Look through the lines below and extract any with the word "this".

[Start Input material]

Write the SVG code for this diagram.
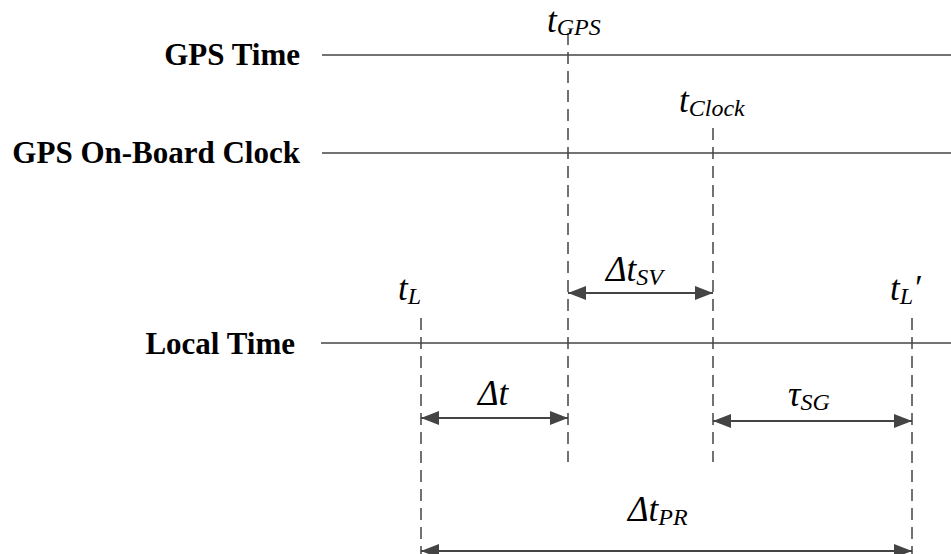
<svg xmlns="http://www.w3.org/2000/svg" width="951" height="554" viewBox="0 0 951 554">
<style>
.axis{stroke:#444;stroke-width:1.5;fill:none}
.dash{stroke:#444;stroke-width:1.5;stroke-dasharray:12 7;fill:none}
.arr{stroke:#444;stroke-width:2;fill:none;marker-start:url(#ah);marker-end:url(#ah)}
.lbl{font-family:"Liberation Serif",serif;font-weight:bold;font-size:31px;fill:#000;text-anchor:end}
.m{font-family:"Liberation Serif",serif;font-style:italic;font-size:35px;fill:#000}
.s{font-size:24px}
</style>
<defs>
<marker id="ah" markerWidth="20" markerHeight="14" refX="18" refY="7" orient="auto-start-reverse" markerUnits="userSpaceOnUse">
<path d="M0,0 L18,7 L0,14 Z" fill="#444"/>
</marker>
</defs>
<g id="gps-time">
<text class="lbl" x="300" y="65">GPS Time</text>
<line class="axis" x1="322" y1="55" x2="951" y2="55"/>
</g>
<g id="gps-clock">
<text class="lbl" x="300" y="163">GPS On-Board Clock</text>
<line class="axis" x1="322" y1="153" x2="951" y2="153"/>
</g>
<g id="local-time">
<text class="lbl" x="295" y="354">Local Time</text>
<line class="axis" x1="321" y1="343" x2="951" y2="343"/>
</g>
<g id="markers">
<line class="dash" x1="568" y1="33" x2="568" y2="462"/>
<line class="dash" x1="713" y1="128" x2="713" y2="462"/>
<line class="dash" x1="421" y1="318" x2="421" y2="554"/>
<line class="dash" x1="912" y1="318" x2="912" y2="554"/>
<text id="tGPS" class="m" x="547" y="32">t<tspan class="s" dy="3">GPS</tspan></text>
<text id="tClock" class="m" x="679" y="112">t<tspan class="s" dy="4">Clock</tspan></text>
<text id="tL" class="m" x="398" y="300">t<tspan class="s" dy="4">L</tspan></text>
<text id="tL2" class="m" x="890" y="300">t<tspan class="s" dy="4">L</tspan><tspan dy="-4">′</tspan></text>
</g>
<g id="connectors">
<line class="arr" x1="568" y1="293" x2="713" y2="293"/>
<line class="arr" x1="421" y1="418" x2="568" y2="418"/>
<line class="arr" x1="713" y1="421" x2="912" y2="421"/>
<line class="arr" x1="421" y1="551" x2="912" y2="551"/>
</g>
<g id="labels">
<text class="m" x="606" y="281">Δt<tspan class="s" dy="4">SV</tspan></text>
<text class="m" x="478" y="405">Δt</text>
<text class="m" x="788" y="406">τ<tspan class="s" dy="4">SG</tspan></text>
<text class="m" x="628" y="521">Δt<tspan class="s" dy="4">PR</tspan></text>
</g>
</svg>
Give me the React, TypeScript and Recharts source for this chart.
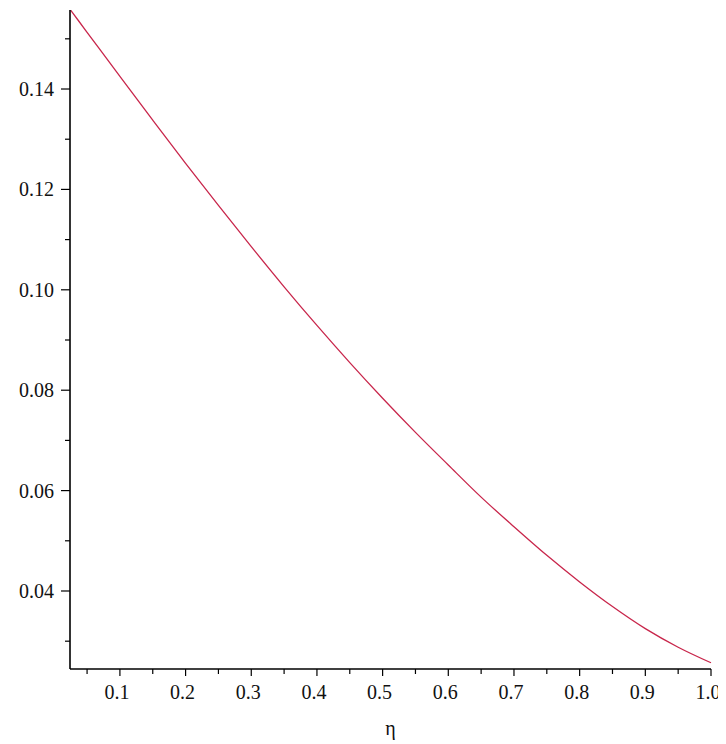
import { LineChart, Line, XAxis, YAxis } from "recharts";

const eta = [
  0.025, 0.05, 0.1, 0.15, 0.2, 0.25, 0.3, 0.35, 0.4, 0.45, 0.5, 0.55, 0.6,
  0.65, 0.7, 0.75, 0.8, 0.85, 0.9, 0.95, 1.0,
];
const values = [
  0.1557, 0.1513, 0.1425, 0.1338, 0.1252, 0.1168, 0.1086, 0.1006, 0.0929,
  0.0855, 0.0784, 0.0716, 0.0651, 0.0587, 0.0528, 0.0471, 0.0418, 0.0369,
  0.0325, 0.0288, 0.0257,
];

const xMajor = [0.1, 0.2, 0.3, 0.4, 0.5, 0.6, 0.7, 0.8, 0.9, 1.0];
const xMinor = [0.05, 0.15, 0.25, 0.35, 0.45, 0.55, 0.65, 0.75, 0.85, 0.95];
const yMajor = [0.04, 0.06, 0.08, 0.1, 0.12, 0.14];
const yMinor = [0.03, 0.05, 0.07, 0.09, 0.11, 0.13, 0.15];

const data = eta.map((x, i) => ({ eta: x, v: values[i] }));

const FONT = "'Liberation Serif', 'Times New Roman', serif";

const isMajor = (list: number[], v: number) =>
  list.some((m) => Math.abs(m - v) < 1e-9);

function YTick(props: any) {
  const { x, y, payload } = props;
  const major = isMajor(yMajor, payload.value);
  return (
    <g>
      <line x1={x - (major ? 9 : 5)} x2={x} y1={y} y2={y} stroke="#000" strokeWidth={1.2} />
      {major && (
        <text
          x={x - 16}
          y={y}
          dy="0.35em"
          textAnchor="end"
          fontFamily={FONT}
          fontSize={20}
          fill="#111"
        >
          {payload.value.toFixed(2)}
        </text>
      )}
    </g>
  );
}

function XTick(props: any) {
  const { x, y, payload } = props;
  const major = isMajor(xMajor, payload.value);
  return (
    <g>
      <line x1={x} x2={x} y1={y} y2={y + (major ? 7 : 5)} stroke="#000" strokeWidth={1.2} />
      {major && (
        <text
          x={x - 3}
          y={y + 23}
          dy="0.35em"
          textAnchor="middle"
          fontFamily={FONT}
          fontSize={20}
          fill="#111"
        >
          {payload.value.toFixed(1)}
        </text>
      )}
    </g>
  );
}

export default function App() {
  return (
    <div style={{ width: 718, height: 736, background: "#fff" }}>
      <LineChart
        width={718}
        height={736}
        data={data}
        margin={{ top: 2, right: 15, left: 0, bottom: 0 }}
      >
        <XAxis
          dataKey="eta"
          type="number"
          domain={[0.024, 1.0]}
          ticks={[...xMinor, ...xMajor].sort((a, b) => a - b)}
          interval={0}
          height={75}
          tickSize={0}
          tickMargin={0}
          tickLine={false}
          axisLine={{ stroke: "#000", strokeWidth: 1.6 }}
          tick={<XTick />}
          label={{
            value: "η",
            position: "insideBottom",
            offset: 9,
            fontFamily: FONT,
            fontSize: 20,
            fill: "#111",
          }}
        />
        <YAxis
          type="number"
          domain={[0.02446, 0.15574]}
          ticks={[...yMinor, ...yMajor].sort((a, b) => a - b)}
          interval={0}
          width={62}
          tickSize={0}
          tickMargin={0}
          tickLine={false}
          axisLine={{ stroke: "#000", strokeWidth: 1.6 }}
          tick={<YTick />}
          allowDataOverflow
        />
        <Line
          dataKey="v"
          type="monotone"
          stroke="#c8264b"
          strokeWidth={1.3}
          dot={false}
          isAnimationActive={false}
        />
      </LineChart>
    </div>
  );
}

[End Input material]

- _Finished task_
Write the SVG code for this diagram.
Give me the React, TypeScript and Recharts source for this chart.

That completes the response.